##### Data segment
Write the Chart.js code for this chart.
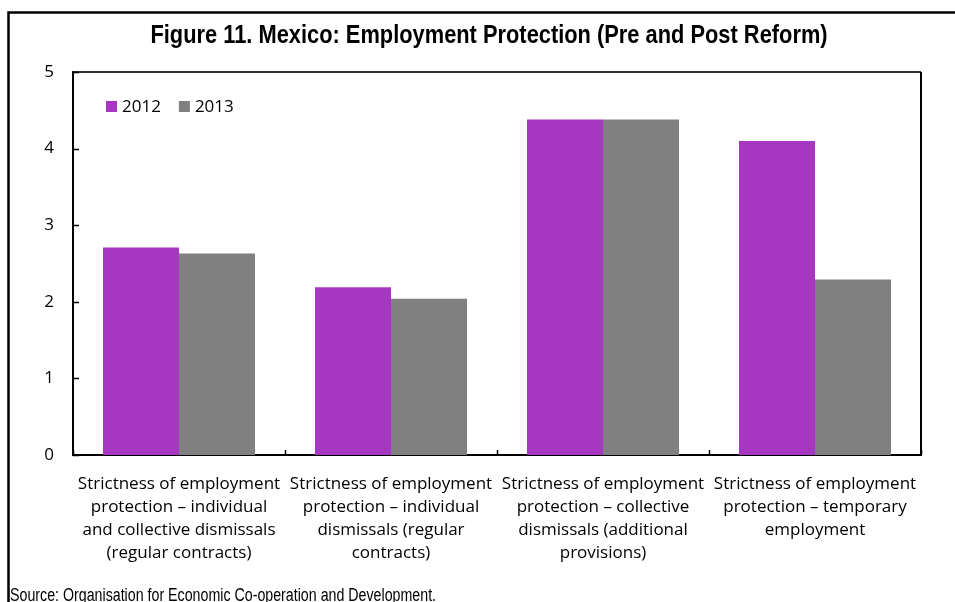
<!DOCTYPE html>
<html>
<head>
<meta charset="utf-8">
<title>Mexico: Employment Protection</title>
<script src="https://cdn.jsdelivr.net/npm/chart.js@4.4.1/dist/chart.umd.min.js"></script>
<style>
 html, body { margin: 0; padding: 0; background: #fff; }
 #wrap { width: 955px; height: 602px; }
</style>
</head>
<body>
<div id="wrap"><canvas id="eplChart" width="955" height="602"></canvas></div>
<script>
// OECD employment protection indicators, Mexico
const categories = [
 ['Strictness of employment', 'protection \u2013 individual', 'and collective dismissals', '(regular contracts)'],
 ['Strictness of employment', 'protection \u2013 individual', 'dismissals (regular', 'contracts)'],
 ['Strictness of employment', 'protection \u2013 collective', 'dismissals (additional', 'provisions)'],
 ['Strictness of employment', 'protection \u2013 temporary', 'employment']
];
const seriesNames = ['2012', '2013'];
const values2012 = [2.71, 2.19, 4.38, 4.10];
const values2013 = [2.63, 2.04, 4.38, 2.29];
const yMin = 0;
const yMax = 5;
const yStep = 1;

const titleText = 'Figure 11. Mexico: Employment Protection (Pre and Post Reform)';
const sourceText = 'Source: Organisation for Economic Co-operation and Development.';

const sansFont = '"Liberation Sans", Arial, sans-serif';
const bodyFont = '"Open Sans", "Noto Sans", sans-serif';

// no narrow face installed, so squeeze the regular one
function narrowText(ctx, text, x, y, squeeze) {
 ctx.save();
 ctx.translate(x, y);
 ctx.scale(squeeze, 1);
 ctx.fillText(text, 0, 0);
 ctx.restore();
}

// frame round the figure and the plot, inward tick marks, legend, title and source line
const figureDecor = {
 id: 'figureDecor',
 afterDraw(chart) {
  const ctx = chart.ctx;
  const area = chart.chartArea;
  const x = chart.scales.x;
  const y = chart.scales.y;
  ctx.save();

  // outer box (runs off the right and bottom edge)
  ctx.strokeStyle = '#000';
  ctx.lineWidth = 2.5;
  ctx.strokeRect(8.5, 12.5, chart.width + 20, chart.height + 20);

  // plot frame
  ctx.lineWidth = 2;
  ctx.strokeStyle = '#333';
  ctx.beginPath();
  ctx.moveTo(area.left, area.top);
  ctx.lineTo(area.right, area.top);
  ctx.stroke();
  ctx.strokeStyle = '#000';
  ctx.beginPath();
  ctx.moveTo(area.right, area.top);
  ctx.lineTo(area.right, area.bottom);
  ctx.stroke();

  // y ticks pointing into the plot
  ctx.lineWidth = 1.5;
  y.ticks.forEach(t => {
   const py = Math.round(y.getPixelForValue(t.value)) + 0.5;
   ctx.beginPath();
   ctx.moveTo(area.left, py);
   ctx.lineTo(area.left + 6, py);
   ctx.stroke();
  });

  // x ticks on category boundaries
  for (let i = 0; i <= categories.length; i++) {
   const px = Math.round(x.getPixelForValue(i - 0.5)) + 0.5;
   ctx.beginPath();
   ctx.moveTo(px, area.bottom);
   ctx.lineTo(px, area.bottom - 5);
   ctx.stroke();
  }

  // legend inside the plot, top left
  ctx.font = '17px ' + bodyFont;
  ctx.textBaseline = 'middle';
  ctx.textAlign = 'left';
  let lx = area.left + 33;
  const ly = area.top + 34;
  chart.data.datasets.forEach(ds => {
   ctx.fillStyle = ds.backgroundColor;
   ctx.fillRect(lx, ly - 5, 11, 11);
   ctx.fillStyle = '#000';
   ctx.fillText(ds.label, lx + 16, ly + 1);
   lx += 16 + ctx.measureText(ds.label).width + 18;
  });

  // title
  ctx.fillStyle = '#000';
  ctx.textBaseline = 'alphabetic';
  ctx.textAlign = 'center';
  ctx.font = 'bold 26px ' + sansFont;
  narrowText(ctx, titleText, 489, 43, 0.84);

  // source note
  ctx.textAlign = 'left';
  ctx.font = '18px ' + sansFont;
  narrowText(ctx, sourceText, 10, 601, 0.79);

  ctx.restore();
 }
};

const ctx = document.getElementById('eplChart').getContext('2d');
const eplChart = new Chart(ctx, {
 type: 'bar',
 data: {
  labels: categories,
  datasets: [
   {
    label: seriesNames[0],
    data: values2012,
    backgroundColor: '#a737c3',
    borderWidth: 0
   },
   {
    label: seriesNames[1],
    data: values2013,
    backgroundColor: '#808080',
    borderWidth: 0
   }
  ]
 },
 options: {
  responsive: false,
  animation: false,
  devicePixelRatio: 1,
  layout: {
   padding: { left: 33, right: 34, top: 72, bottom: 0 }
  },
  datasets: {
   bar: {
    categoryPercentage: 0.717,
    barPercentage: 1
   }
  },
  scales: {
   x: {
    grid: { display: false },
    border: { display: true, color: '#000', width: 2 },
    ticks: {
     color: '#000',
     font: { family: bodyFont, size: 17, lineHeight: 1.35 },
     padding: 10,
     maxRotation: 0,
     minRotation: 0,
     autoSkip: false
    },
    afterFit(scale) { scale.height = 147; }
   },
   y: {
    min: yMin,
    max: yMax,
    grid: { display: false },
    border: { display: true, color: '#000', width: 2 },
    ticks: {
     stepSize: yStep,
     color: '#000',
     font: { family: bodyFont, size: 17 },
     padding: 11
    },
    afterFit(scale) { scale.width = 40; }
   }
  },
  plugins: {
   legend: { display: false },
   tooltip: { enabled: false },
   title: { display: false }
  }
 },
 plugins: [figureDecor]
});
</script>
</body>
</html>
##########
Work instructions: Give an exact reproduction of every line, leaving out any picture.

Reply to the exercise:
Write the Chart.js code for this chart.
<!DOCTYPE html>
<html>
<head>
<meta charset="utf-8">
<title>Mexico: Employment Protection</title>
<script src="https://cdn.jsdelivr.net/npm/chart.js@4.4.1/dist/chart.umd.min.js"></script>
<style>
 html, body { margin: 0; padding: 0; background: #fff; }
 #wrap { width: 955px; height: 602px; }
</style>
</head>
<body>
<div id="wrap"><canvas id="eplChart" width="955" height="602"></canvas></div>
<script>
// OECD employment protection indicators, Mexico
const categories = [
 ['Strictness of employment', 'protection \u2013 individual', 'and collective dismissals', '(regular contracts)'],
 ['Strictness of employment', 'protection \u2013 individual', 'dismissals (regular', 'contracts)'],
 ['Strictness of employment', 'protection \u2013 collective', 'dismissals (additional', 'provisions)'],
 ['Strictness of employment', 'protection \u2013 temporary', 'employment']
];
const seriesNames = ['2012', '2013'];
const values2012 = [2.71, 2.19, 4.38, 4.10];
const values2013 = [2.63, 2.04, 4.38, 2.29];
const yMin = 0;
const yMax = 5;
const yStep = 1;

const titleText = 'Figure 11. Mexico: Employment Protection (Pre and Post Reform)';
const sourceText = 'Source: Organisation for Economic Co-operation and Development.';

const sansFont = '"Liberation Sans", Arial, sans-serif';
const bodyFont = '"Open Sans", "Noto Sans", sans-serif';

// no narrow face installed, so squeeze the regular one
function narrowText(ctx, text, x, y, squeeze) {
 ctx.save();
 ctx.translate(x, y);
 ctx.scale(squeeze, 1);
 ctx.fillText(text, 0, 0);
 ctx.restore();
}

// frame round the figure and the plot, inward tick marks, legend, title and source line
const figureDecor = {
 id: 'figureDecor',
 afterDraw(chart) {
  const ctx = chart.ctx;
  const area = chart.chartArea;
  const x = chart.scales.x;
  const y = chart.scales.y;
  ctx.save();

  // outer box (runs off the right and bottom edge)
  ctx.strokeStyle = '#000';
  ctx.lineWidth = 2.5;
  ctx.strokeRect(8.5, 12.5, chart.width + 20, chart.height + 20);

  // plot frame
  ctx.lineWidth = 2;
  ctx.strokeStyle = '#333';
  ctx.beginPath();
  ctx.moveTo(area.left, area.top);
  ctx.lineTo(area.right, area.top);
  ctx.stroke();
  ctx.strokeStyle = '#000';
  ctx.beginPath();
  ctx.moveTo(area.right, area.top);
  ctx.lineTo(area.right, area.bottom);
  ctx.stroke();

  // y ticks pointing into the plot
  ctx.lineWidth = 1.5;
  y.ticks.forEach(t => {
   const py = Math.round(y.getPixelForValue(t.value)) + 0.5;
   ctx.beginPath();
   ctx.moveTo(area.left, py);
   ctx.lineTo(area.left + 6, py);
   ctx.stroke();
  });

  // x ticks on category boundaries
  for (let i = 0; i <= categories.length; i++) {
   const px = Math.round(x.getPixelForValue(i - 0.5)) + 0.5;
   ctx.beginPath();
   ctx.moveTo(px, area.bottom);
   ctx.lineTo(px, area.bottom - 5);
   ctx.stroke();
  }

  // legend inside the plot, top left
  ctx.font = '17px ' + bodyFont;
  ctx.textBaseline = 'middle';
  ctx.textAlign = 'left';
  let lx = area.left + 33;
  const ly = area.top + 34;
  chart.data.datasets.forEach(ds => {
   ctx.fillStyle = ds.backgroundColor;
   ctx.fillRect(lx, ly - 5, 11, 11);
   ctx.fillStyle = '#000';
   ctx.fillText(ds.label, lx + 16, ly + 1);
   lx += 16 + ctx.measureText(ds.label).width + 18;
  });

  // title
  ctx.fillStyle = '#000';
  ctx.textBaseline = 'alphabetic';
  ctx.textAlign = 'center';
  ctx.font = 'bold 26px ' + sansFont;
  narrowText(ctx, titleText, 489, 43, 0.84);

  // source note
  ctx.textAlign = 'left';
  ctx.font = '18px ' + sansFont;
  narrowText(ctx, sourceText, 10, 601, 0.79);

  ctx.restore();
 }
};

const ctx = document.getElementById('eplChart').getContext('2d');
const eplChart = new Chart(ctx, {
 type: 'bar',
 data: {
  labels: categories,
  datasets: [
   {
    label: seriesNames[0],
    data: values2012,
    backgroundColor: '#a737c3',
    borderWidth: 0
   },
   {
    label: seriesNames[1],
    data: values2013,
    backgroundColor: '#808080',
    borderWidth: 0
   }
  ]
 },
 options: {
  responsive: false,
  animation: false,
  devicePixelRatio: 1,
  layout: {
   padding: { left: 33, right: 34, top: 72, bottom: 0 }
  },
  datasets: {
   bar: {
    categoryPercentage: 0.717,
    barPercentage: 1
   }
  },
  scales: {
   x: {
    grid: { display: false },
    border: { display: true, color: '#000', width: 2 },
    ticks: {
     color: '#000',
     font: { family: bodyFont, size: 17, lineHeight: 1.35 },
     padding: 10,
     maxRotation: 0,
     minRotation: 0,
     autoSkip: false
    },
    afterFit(scale) { scale.height = 147; }
   },
   y: {
    min: yMin,
    max: yMax,
    grid: { display: false },
    border: { display: true, color: '#000', width: 2 },
    ticks: {
     stepSize: yStep,
     color: '#000',
     font: { family: bodyFont, size: 17 },
     padding: 11
    },
    afterFit(scale) { scale.width = 40; }
   }
  },
  plugins: {
   legend: { display: false },
   tooltip: { enabled: false },
   title: { display: false }
  }
 },
 plugins: [figureDecor]
});
</script>
</body>
</html>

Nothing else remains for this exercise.